Sunday, October 07, 2007

Swiss Facts

Well after two rants about the Cubs, I decided to write a short post about what this blog is really about - my life in Switzerland.

As much as I miss home sometimes, I have to say that Switzerland is one of the most interesting and unique countries in the world (in my opinion). I found out two facts about my current home over the weekend that I thought were pretty cool and wanted to share.

1) Politics in Switzerland

Switzerland is the purest form of "direct democracy." My interpretation of this (feel free to make your own) based on reading up on Wikipedia is that this is total bad-ass democracy that really has the people directly involved, and also cuts out a lot of the garbage seen with officials who are just representative of the people but push their own agendas too. The U.S. is also a direct democracy, but not to the extent that Switzerland is (e.g., at the federal level).

-Any citizen can challenge a law that has been passed by Parliament after getting 50,000 signatures in 100 days;

- Any citizen can seek an amendment to the constitution after getting 100,000 signatures in 18 months.

These two things, while pretty cool, can also fall under the subheading "Things that will work in Switzerland and no where else in the world."

-The government is headed up by this federal council of 7 people. Anyone can be elected to it or run for it if they are eligible to be elected to the National Council (basically the Swiss Parliament/Senate). The council together makes decisions and serves as the executive branch and collective presidency. The council is elected collectively to a 4 year term, and the presidency and vice presidency (largely figureheads only), rotate each year. Right now the President of Switzerland is a woman, Micheline Calmy-Rey. Yeah!

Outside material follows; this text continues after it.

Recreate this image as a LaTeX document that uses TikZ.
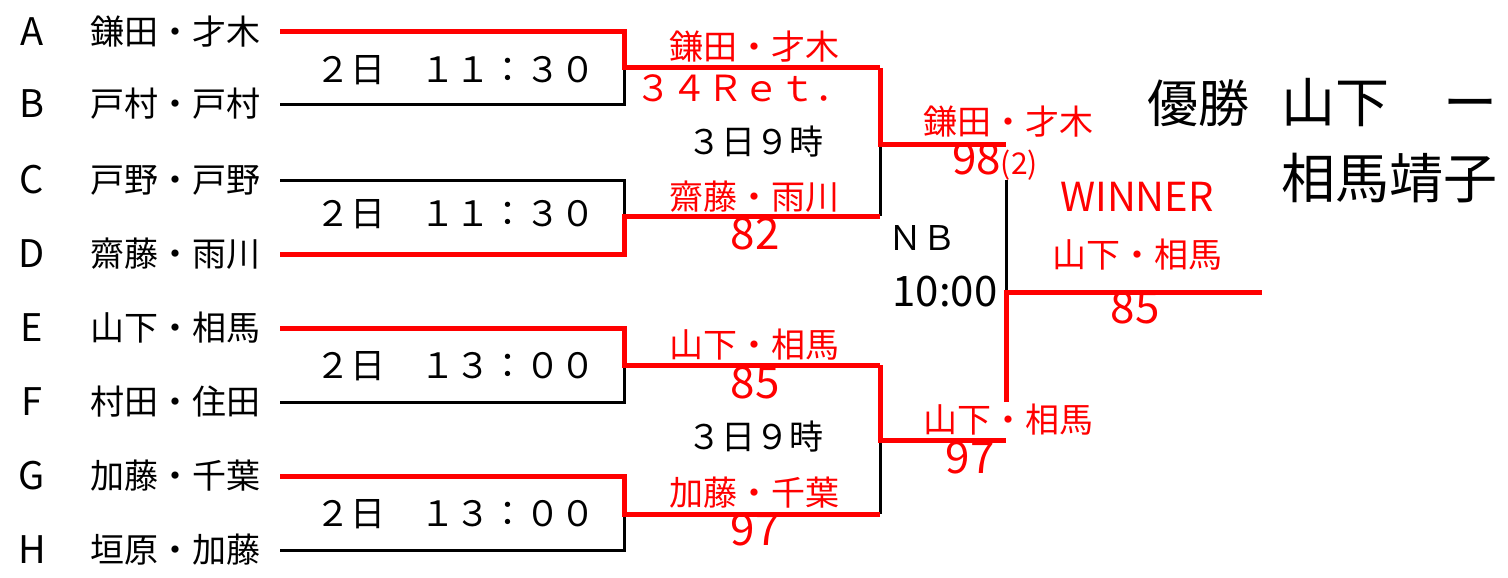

2) Swissies and the Environment

Ok, I have become somewhat freakishly environmentally conscious over here. But it's so easy that you feel guilty if you don't. Recycling is a breeze and there are containers all over the place to recycle. They pick up paper and cardboard once a week. I also compost my food because they pick that up too; there is a compost bin outside right next to the trash bins. It's actually very easy and it makes your garbage not smell disgusting, so you only take out little bitty compost bags instead of huge ass garbage bags. Anyway, there is a big incentive to recycle. Why? Because it is free. Garbage on the other hand, I have to buy special bags for (supposedly they WILL go through your trash if it's not in one of those and can fine you up to CHF 1,000).

On average over 76% of things that can be recycled in Switzerland, are recycled.

Finally, Switzerland runs on roughly 40% nuclear power and 60% hydroelectric power...therefore producing carbon emissions of a big fat zero.